The results were awesome: We achieved much faster development times and more robust designs meeting their specifications. Too bad that software and hardware developers had to change the way they are doing things completely. Also the complete ecosystem of Processor, IP, RTOS and middleware providers had to provide models to make it all work.

In the spirit of fellow Blogger Steve Leibson’s law, that “it takes 10 years for any disruptive technology to become pervasive in the design community”, I am tempted to formulate my own “Schirrmeister’s Law” as “The ability to adopt a new design technology is inversely proportional to the number of changes it requires”. Sounds trivial. Still something I learned the hard way during the VCC days and something we often overlook today.

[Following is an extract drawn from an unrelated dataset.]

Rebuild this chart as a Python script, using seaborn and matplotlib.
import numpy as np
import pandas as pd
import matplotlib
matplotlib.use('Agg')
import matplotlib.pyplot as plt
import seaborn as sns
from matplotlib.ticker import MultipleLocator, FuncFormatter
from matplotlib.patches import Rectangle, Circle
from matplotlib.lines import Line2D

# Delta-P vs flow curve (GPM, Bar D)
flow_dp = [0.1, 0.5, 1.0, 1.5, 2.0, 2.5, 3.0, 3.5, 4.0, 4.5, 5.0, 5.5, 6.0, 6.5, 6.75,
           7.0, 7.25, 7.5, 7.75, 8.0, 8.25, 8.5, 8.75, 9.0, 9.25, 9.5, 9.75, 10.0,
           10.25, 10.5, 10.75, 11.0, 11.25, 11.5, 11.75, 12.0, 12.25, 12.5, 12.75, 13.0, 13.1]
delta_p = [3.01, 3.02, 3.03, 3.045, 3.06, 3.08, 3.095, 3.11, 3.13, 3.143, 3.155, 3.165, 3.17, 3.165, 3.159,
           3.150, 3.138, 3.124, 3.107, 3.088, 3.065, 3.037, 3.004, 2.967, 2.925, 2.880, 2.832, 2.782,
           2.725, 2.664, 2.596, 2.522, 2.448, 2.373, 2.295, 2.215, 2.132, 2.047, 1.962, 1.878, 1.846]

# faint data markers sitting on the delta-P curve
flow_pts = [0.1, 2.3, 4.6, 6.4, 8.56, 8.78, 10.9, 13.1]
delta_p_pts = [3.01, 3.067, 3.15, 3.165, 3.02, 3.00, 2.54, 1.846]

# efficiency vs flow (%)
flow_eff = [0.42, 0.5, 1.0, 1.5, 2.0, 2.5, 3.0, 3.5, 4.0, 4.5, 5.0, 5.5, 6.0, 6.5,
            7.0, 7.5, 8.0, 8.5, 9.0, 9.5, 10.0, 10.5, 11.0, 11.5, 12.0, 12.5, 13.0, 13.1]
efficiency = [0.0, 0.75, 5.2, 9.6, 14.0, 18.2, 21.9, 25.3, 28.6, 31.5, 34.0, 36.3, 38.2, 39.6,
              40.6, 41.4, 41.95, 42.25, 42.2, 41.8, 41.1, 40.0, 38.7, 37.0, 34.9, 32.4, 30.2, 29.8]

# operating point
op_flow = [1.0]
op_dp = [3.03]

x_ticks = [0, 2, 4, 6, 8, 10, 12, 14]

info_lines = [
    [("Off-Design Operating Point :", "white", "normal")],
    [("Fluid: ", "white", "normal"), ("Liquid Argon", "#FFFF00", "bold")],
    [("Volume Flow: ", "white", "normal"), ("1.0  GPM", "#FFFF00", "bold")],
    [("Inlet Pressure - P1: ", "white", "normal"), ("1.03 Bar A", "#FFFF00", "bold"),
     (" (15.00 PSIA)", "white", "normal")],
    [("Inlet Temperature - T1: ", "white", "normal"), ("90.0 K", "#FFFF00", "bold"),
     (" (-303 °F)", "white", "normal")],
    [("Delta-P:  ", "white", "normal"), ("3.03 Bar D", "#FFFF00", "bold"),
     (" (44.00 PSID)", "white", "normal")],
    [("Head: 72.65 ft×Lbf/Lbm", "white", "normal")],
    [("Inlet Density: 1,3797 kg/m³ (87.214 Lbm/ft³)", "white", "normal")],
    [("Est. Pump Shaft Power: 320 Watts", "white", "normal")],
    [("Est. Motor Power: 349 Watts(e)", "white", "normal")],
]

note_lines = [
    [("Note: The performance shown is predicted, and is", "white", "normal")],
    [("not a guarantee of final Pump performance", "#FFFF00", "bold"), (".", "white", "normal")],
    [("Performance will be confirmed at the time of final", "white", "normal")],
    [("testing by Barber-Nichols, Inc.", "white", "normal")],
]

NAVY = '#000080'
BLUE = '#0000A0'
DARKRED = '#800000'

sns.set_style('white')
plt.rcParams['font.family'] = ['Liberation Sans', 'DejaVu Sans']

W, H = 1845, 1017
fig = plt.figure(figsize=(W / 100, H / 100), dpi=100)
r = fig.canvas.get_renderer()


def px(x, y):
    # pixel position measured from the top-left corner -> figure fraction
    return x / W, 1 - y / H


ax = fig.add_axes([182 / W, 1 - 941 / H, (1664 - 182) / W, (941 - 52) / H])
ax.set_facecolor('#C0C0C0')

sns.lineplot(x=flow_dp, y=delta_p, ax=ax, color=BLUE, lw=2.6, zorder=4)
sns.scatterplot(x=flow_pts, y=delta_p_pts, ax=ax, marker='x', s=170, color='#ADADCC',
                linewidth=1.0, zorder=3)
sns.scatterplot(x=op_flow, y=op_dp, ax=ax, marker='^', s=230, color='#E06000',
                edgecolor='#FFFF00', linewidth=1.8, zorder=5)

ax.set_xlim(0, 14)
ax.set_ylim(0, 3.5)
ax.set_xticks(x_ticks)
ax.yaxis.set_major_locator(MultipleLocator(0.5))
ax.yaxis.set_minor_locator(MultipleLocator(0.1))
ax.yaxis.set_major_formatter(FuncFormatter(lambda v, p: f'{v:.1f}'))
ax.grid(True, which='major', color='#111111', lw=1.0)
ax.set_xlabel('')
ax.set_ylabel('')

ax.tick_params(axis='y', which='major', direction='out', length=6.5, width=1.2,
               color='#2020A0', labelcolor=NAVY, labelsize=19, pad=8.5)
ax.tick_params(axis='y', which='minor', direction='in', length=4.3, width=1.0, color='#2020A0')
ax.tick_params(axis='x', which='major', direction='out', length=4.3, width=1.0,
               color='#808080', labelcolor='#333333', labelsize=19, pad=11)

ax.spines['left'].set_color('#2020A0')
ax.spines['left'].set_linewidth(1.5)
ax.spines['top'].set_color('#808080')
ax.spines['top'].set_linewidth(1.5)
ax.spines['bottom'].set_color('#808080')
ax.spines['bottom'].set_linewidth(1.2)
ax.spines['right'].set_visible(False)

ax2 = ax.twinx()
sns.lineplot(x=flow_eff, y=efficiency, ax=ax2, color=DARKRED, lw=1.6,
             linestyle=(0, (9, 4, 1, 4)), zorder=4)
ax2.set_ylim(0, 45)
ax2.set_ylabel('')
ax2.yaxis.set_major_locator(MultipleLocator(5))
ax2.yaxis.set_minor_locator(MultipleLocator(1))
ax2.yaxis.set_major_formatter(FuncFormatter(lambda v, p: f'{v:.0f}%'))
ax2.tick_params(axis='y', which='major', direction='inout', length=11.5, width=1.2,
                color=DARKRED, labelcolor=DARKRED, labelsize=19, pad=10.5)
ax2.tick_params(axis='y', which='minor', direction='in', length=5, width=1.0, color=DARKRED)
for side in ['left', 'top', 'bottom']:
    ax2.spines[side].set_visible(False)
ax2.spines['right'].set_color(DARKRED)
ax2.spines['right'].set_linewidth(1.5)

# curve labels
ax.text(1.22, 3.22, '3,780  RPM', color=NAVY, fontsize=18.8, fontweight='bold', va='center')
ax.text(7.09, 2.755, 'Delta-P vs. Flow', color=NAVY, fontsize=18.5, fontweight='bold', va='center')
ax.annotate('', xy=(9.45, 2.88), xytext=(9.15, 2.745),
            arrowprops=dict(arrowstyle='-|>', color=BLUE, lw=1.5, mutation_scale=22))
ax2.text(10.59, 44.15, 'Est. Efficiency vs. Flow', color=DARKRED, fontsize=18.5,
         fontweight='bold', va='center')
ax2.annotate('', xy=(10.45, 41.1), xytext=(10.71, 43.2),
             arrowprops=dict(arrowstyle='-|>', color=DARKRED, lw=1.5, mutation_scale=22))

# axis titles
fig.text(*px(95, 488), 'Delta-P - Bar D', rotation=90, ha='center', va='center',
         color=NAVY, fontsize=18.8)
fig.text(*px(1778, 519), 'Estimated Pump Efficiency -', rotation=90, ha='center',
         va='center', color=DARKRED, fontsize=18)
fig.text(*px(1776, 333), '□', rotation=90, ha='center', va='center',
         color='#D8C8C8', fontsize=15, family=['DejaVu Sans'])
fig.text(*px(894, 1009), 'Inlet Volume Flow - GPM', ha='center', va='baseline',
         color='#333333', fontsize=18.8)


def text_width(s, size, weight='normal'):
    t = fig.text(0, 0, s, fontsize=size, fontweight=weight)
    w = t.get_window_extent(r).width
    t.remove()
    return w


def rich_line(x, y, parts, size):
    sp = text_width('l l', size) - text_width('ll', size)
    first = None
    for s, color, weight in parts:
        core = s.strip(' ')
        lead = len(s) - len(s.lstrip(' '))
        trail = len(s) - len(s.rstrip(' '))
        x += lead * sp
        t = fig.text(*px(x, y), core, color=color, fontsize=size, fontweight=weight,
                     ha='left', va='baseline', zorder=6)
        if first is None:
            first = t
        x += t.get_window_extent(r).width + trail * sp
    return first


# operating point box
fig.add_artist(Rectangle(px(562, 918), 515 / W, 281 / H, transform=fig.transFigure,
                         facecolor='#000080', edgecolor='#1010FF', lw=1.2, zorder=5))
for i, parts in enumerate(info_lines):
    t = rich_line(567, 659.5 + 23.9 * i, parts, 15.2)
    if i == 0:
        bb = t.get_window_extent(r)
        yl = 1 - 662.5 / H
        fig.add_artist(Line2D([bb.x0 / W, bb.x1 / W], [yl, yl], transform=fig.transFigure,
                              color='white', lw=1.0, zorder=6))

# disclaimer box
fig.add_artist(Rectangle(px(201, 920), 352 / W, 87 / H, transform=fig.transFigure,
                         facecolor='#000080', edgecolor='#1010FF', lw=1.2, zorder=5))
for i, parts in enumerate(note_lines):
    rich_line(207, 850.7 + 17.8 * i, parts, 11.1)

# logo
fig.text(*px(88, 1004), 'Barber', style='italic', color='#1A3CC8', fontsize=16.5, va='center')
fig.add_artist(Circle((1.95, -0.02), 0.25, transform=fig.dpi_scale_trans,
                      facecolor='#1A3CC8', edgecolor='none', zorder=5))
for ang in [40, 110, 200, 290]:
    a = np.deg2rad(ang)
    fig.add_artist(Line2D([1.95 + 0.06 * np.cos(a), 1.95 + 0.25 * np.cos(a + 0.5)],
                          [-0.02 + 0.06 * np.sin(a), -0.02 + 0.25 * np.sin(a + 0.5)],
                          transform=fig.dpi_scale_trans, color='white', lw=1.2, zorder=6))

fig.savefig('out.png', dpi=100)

If I could just quantify and measure it. That is hard, but here is an example: Almost 15 years later Virtual Prototyping is going through its adoption. How many changes does it require? Well, compared to VCC it is much more adoptable given that the software developers do not need to abstract anything. The real software – namely .elf files – run on abstracted hardware. The number of changes – or additional steps – is limited to the hardware developer.

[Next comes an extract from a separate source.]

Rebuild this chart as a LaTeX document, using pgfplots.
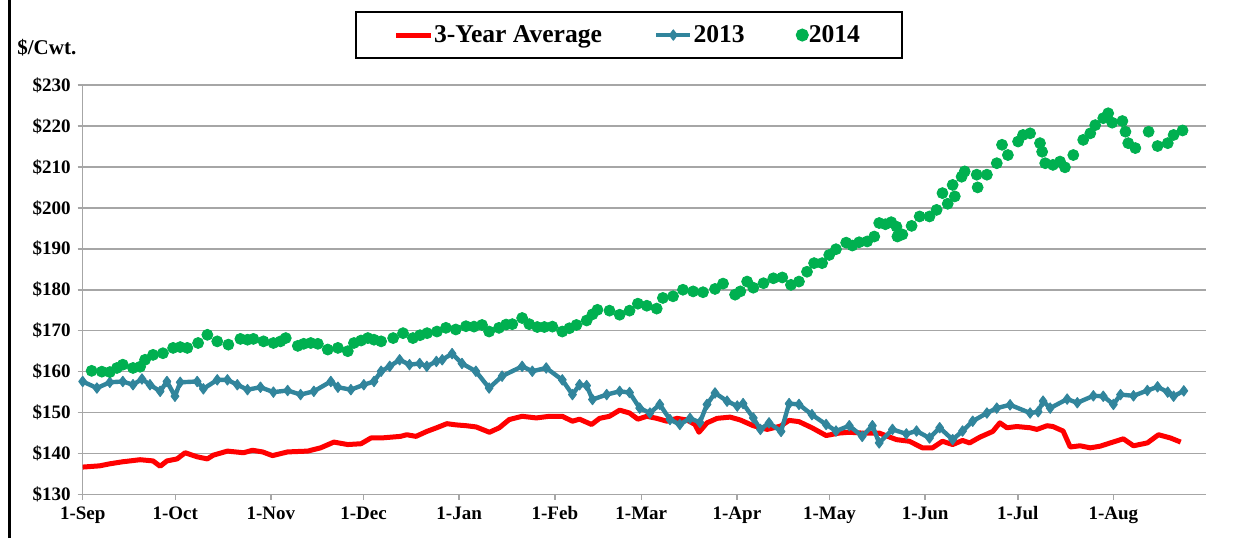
\documentclass[border=0pt]{standalone}
\usepackage{fontspec}
\setmainfont{Liberation Serif}
\usepackage{pgfplots}
\pgfplotsset{compat=1.18}
\definecolor{avgred}{HTML}{FF0000}
\definecolor{teal13}{HTML}{31859C}
\definecolor{green14}{HTML}{00B050}
\definecolor{gridgray}{HTML}{A6A6A6}
\begin{document}
\begin{tikzpicture}
\useasboundingbox (0pt,0pt) rectangle (621.5pt,269pt);
\draw[black, line width=1.5pt] (4.5pt,0pt) -- (4.5pt,269pt);
\node[anchor=west, inner sep=0pt, font=\fontsize{10.5}{12}\selectfont\bfseries] at (8.5pt,245pt) {\$/Cwt.};
\begin{axis}[
  at={(41.35pt,21.75pt)}, anchor=south west,
  scale only axis, width=561.65pt, height=204.75pt,
  xmin=0, xmax=364, ymin=130, ymax=230,
  axis x line*=bottom, axis y line*=left,
  axis line style={gridgray, line width=0.75pt, -},
  ymajorgrids, grid style={gridgray, line width=0.75pt},
  tick style={gridgray, line width=0.75pt},
  tick align=outside, major tick length=2.5pt,
  xtick={0,30,61,91,122,153,181,212,242,273,303,334},
  xticklabels={1-Sep,1-Oct,1-Nov,1-Dec,1-Jan,1-Feb,1-Mar,1-Apr,1-May,1-Jun,1-Jul,1-Aug},
  ytick={130,140,150,160,170,180,190,200,210,220,230},
  yticklabels={\$130,\$140,\$150,\$160,\$170,\$180,\$190,\$200,\$210,\$220,\$230},
  ticklabel style={font=\fontsize{9.5}{11}\selectfont\bfseries, text=black},
  legend style={at={(0.4863,1.122)}, anchor=center, draw=black, line width=1pt,
    legend columns=3, font=\fontsize{12.8}{14}\selectfont\bfseries,
    /tikz/every even column/.append style={column sep=24pt},
    /tikz/every odd column/.append style={column sep=-1.5pt},
    inner xsep=19pt, inner ysep=4.5pt},
  legend cell align=left,
]
\addplot[avgred, line width=2.5pt, no markers, line join=round] coordinates {
(0,136.7)(5.5,137.0)(8.8,137.5)(13,138.0)(15.3,138.2)(18.6,138.5)(22.8,138.2)(25.1,136.9)(27.3,138.2)(30.6,138.7)(33.2,140.2)(37.1,139.2)(40.4,138.7)(42.3,139.6)(46.9,140.6)(52.1,140.2)(55,140.8)(58.3,140.4)(61.5,139.5)(66.4,140.4)(72.9,140.6)(77.1,141.4)(81.4,142.8)(85.9,142.2)(90.2,142.4)(93.4,143.8)(96.7,143.8)(103,144.2)(105,144.6)(108,144.2)(111.5,145.4)(114.7,146.3)(118,147.3)(121,147.0)(124.3,146.8)(127.5,146.5)(131.8,145.2)(135,146.3)(138.2,148.3)(142.4,149.1)(147,148.7)(151.2,149.1)(155.4,149.1)(158.7,147.9)(161,148.4)(164.9,147.1)(167.5,148.6)(170.7,149.1)(174,150.6)(177.2,149.9)(179.9,148.4)(182.8,149.1)(186,148.6)(189.3,147.9)(192.6,148.6)(195.8,148.2)(198.4,147.1)(199.7,145.2)(202.3,147.5)(205.6,148.6)(209.8,148.9)(213.1,148.2)(217.3,146.8)(221.8,145.9)(226.1,146.7)(228.9,148.1)(232.1,147.8)(236.3,146.3)(240.9,144.4)(245.1,145.0)(248.4,145.2)(252.6,145.0)(258.1,145.0)(263.7,143.4)(267.9,143.0)(272.1,141.4)(275.4,141.4)(278.6,143.0)(281.9,142.2)(285.1,143.2)(287.4,142.6)(290.7,144.0)(294.9,145.4)(297.2,147.5)(299.5,146.3)(302.7,146.6)(307,146.3)(309.2,145.9)(312.5,146.8)(314.4,146.6)(317.7,145.5)(320,141.6)(323.2,141.9)(326.5,141.4)(329.7,141.8)(333,142.6)(337.2,143.6)(340.5,141.9)(345,142.6)(348.6,144.6)(352.5,143.8)(355.8,142.8)
};
\addlegendentry{3-Year Average}
\addplot[teal13, line width=2.2pt, line join=round, mark=diamond*, mark size=2.6pt, mark options={solid, line width=0.5pt, fill=teal13, draw=teal13}] coordinates {
(0,157.6)(4.6,156.0)(8.8,157.4)(13,157.6)(16.3,156.8)(19.2,158.2)(21.8,156.8)(25.1,155.2)(27.3,157.6)(29.9,154.0)(31.6,157.4)(37.1,157.6)(39.1,155.8)(43.6,158.0)(46.9,158.0)(50.1,156.8)(53.4,155.6)(57.6,156.2)(61.8,155.0)(66.4,155.4)(70.6,154.4)(74.9,155.2)(80.4,157.6)(82.7,156.2)(86.9,155.6)(91.1,156.8)(94.4,157.6)(96.7,160.1)(99.5,161.3)(102.7,162.9)(105.9,161.7)(109.2,162.0)(111.5,161.3)(114.6,162.5)(116.5,162.9)(119.7,164.4)(122.9,162.0)(127.4,160.1)(131.7,156.0)(135.9,158.9)(142.4,161.3)(145.7,160.1)(150.2,160.9)(155.4,158.0)(158.7,154.4)(161,156.8)(163.3,156.6)(165.2,153.2)(169.8,154.4)(174,155.2)(177.2,154.9)(180.5,151.1)(183.8,149.9)(187,152.0)(190.3,148.3)(193.5,147.1)(196.8,148.6)(200,147.6)(202.3,152.0)(204.9,154.8)(208.8,152.8)(212.1,151.6)(214,152.2)(217.3,148.7)(219.6,145.9)(222.4,147.5)(226.3,145.4)(228.9,152.2)(232.1,152.0)(236.3,149.5)(240.9,147.1)(244.1,145.5)(248.4,146.8)(252.6,144.2)(255.9,146.8)(258.1,142.6)(262.4,145.9)(266.9,144.8)(270.2,145.5)(274.4,143.8)(277.7,146.3)(281.9,143.4)(285.1,145.5)(288.4,147.9)(293,149.9)(296.2,151.1)(300.5,151.9)(307,149.9)(309.6,150.2)(311.2,152.8)(313.5,151.1)(319,153.3)(322.3,152.4)(327.5,154.1)(330.7,154.0)(334,152.0)(336.3,154.4)(340.5,154.1)(345,155.4)(348.3,156.3)(351.6,155.0)(353.5,154.0)(356.8,155.3)
};
\addlegendentry{2013}
\addplot[only marks, mark=*, mark size=2.75pt, green14, mark options={fill=green14, draw=green14}] coordinates {
(2.9,160.2)(6.2,160.0)(8.8,159.9)(11.1,160.9)(13,161.7)(16.3,160.9)(18.6,161.2)(20.2,162.9)(22.8,164.1)(26,164.5)(29.3,165.8)(31.6,166.0)(33.9,165.8)(37.4,167.0)(40.4,169.0)(43.6,167.4)(47.2,166.6)(51.1,168.0)(53.4,167.8)(55.3,168.0)(58.6,167.4)(61.8,167.0)(64.1,167.4)(65.8,168.2)(69.7,166.3)(71.6,166.8)(73.9,167.0)(76.2,166.8)(79.4,165.4)(82.7,165.8)(85.9,165.0)(87.9,167.0)(90.2,167.6)(92.4,168.2)(94.4,167.8)(96.7,167.4)(100.6,168.2)(103.8,169.4)(107,168.2)(109.3,168.9)(111.6,169.4)(114.8,169.8)(117.7,170.7)(120.9,170.3)(124.2,171.1)(126.8,171.0)(129.4,171.4)(131.7,169.8)(134.9,170.7)(137.2,171.5)(139.2,171.6)(142.4,173.1)(144.7,171.6)(147.3,170.9)(149.6,170.9)(152.2,171.0)(155.4,169.8)(157.7,170.6)(160,171.4)(163.3,172.5)(165.2,174.0)(166.8,175.1)(170.7,174.9)(174,173.9)(177.2,174.9)(179.9,176.6)(182.8,176.1)(186,175.4)(188,178.0)(191.3,178.4)(194.5,180.0)(197.8,179.6)(201,179.4)(204.9,180.2)(207.5,181.5)(211.4,178.8)(213.1,179.6)(215.3,182.0)(217.3,180.5)(220.6,181.6)(223.8,182.8)(226.7,183.0)(229.5,181.2)(232.1,182.0)(234.7,184.4)(237,186.5)(239.6,186.5)(241.9,188.5)(244.1,189.9)(247.4,191.5)(249.4,190.8)(251.6,191.6)(254.2,191.8)(256.5,193.0)(258.1,196.3)(260.1,196.0)(262,196.5)(263.7,195.4)(264,193.0)(265.6,193.5)(268.6,195.6)(271.2,197.9)(274.4,197.9)(276.7,199.5)(278.6,203.6)(280.3,201.0)(281.9,205.6)(282.6,202.8)(284.8,207.6)(285.8,208.9)(289.7,208.1)(290,205.0)(293,208.1)(296.2,210.9)(297.9,215.4)(299.8,212.9)(303.1,216.2)(304.7,217.8)(307,218.2)(310.2,215.8)(310.9,213.7)(311.9,210.9)(314.4,210.5)(316.7,211.3)(318.3,209.9)(321,212.9)(324.2,216.6)(326.5,218.2)(328.1,220.2)(330.7,221.9)(332.3,223.1)(333.6,220.8)(336.9,221.2)(337.9,218.6)(338.8,215.8)(341.1,214.6)(345.4,218.6)(348.3,215.1)(351.6,215.8)(353.5,217.8)(356.4,218.9)
};
\addlegendentry{2014}
\end{axis}
\end{tikzpicture}
\end{document}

imageSo what about the other adoption criteria? Is the time right? Well, software development has probably never gotten as much attention from the EDA side as it has these days. And our customers are expressing their concerns in every meeting I am at.. Do we have the right technology combined with the right environment for it to be adopted? The successes seem to speak for themselves – we have real users achieving real results. Is the user need there, do users get by with traditional techniques? We recently did a survey of about 800 embedded software developers. One of the questions we asked was “What target execution environment are you using for your embedded software development?”. The results are shown on the left. The top four answers are pointing to hardware based techniques, so they seem to work. Probing for limitations on those techniques users confirmed issues which I have written about in this Blog before – like the ability to control and debug the execution. Finally, whether software users are aware of virtual prototyping was a question intended to check whether target users know about the technology. There is definitely room for marketing effort here as the awareness was lower than we had hoped.

Bottom line, the adoption of system-level technologies like Virtual Prototyping remains a hot topic. Certainly the industry has lowered the barriers to adoption, but there is still some distance to go. The number of changes we ask users to adopt technologies is often still significant enough to shy away from adoption, even if it means mortgaging the future …

I will think about how to measure my postulated “Schirrmeister’s Law” above with quantifiable data. As always, I welcome your thoughts.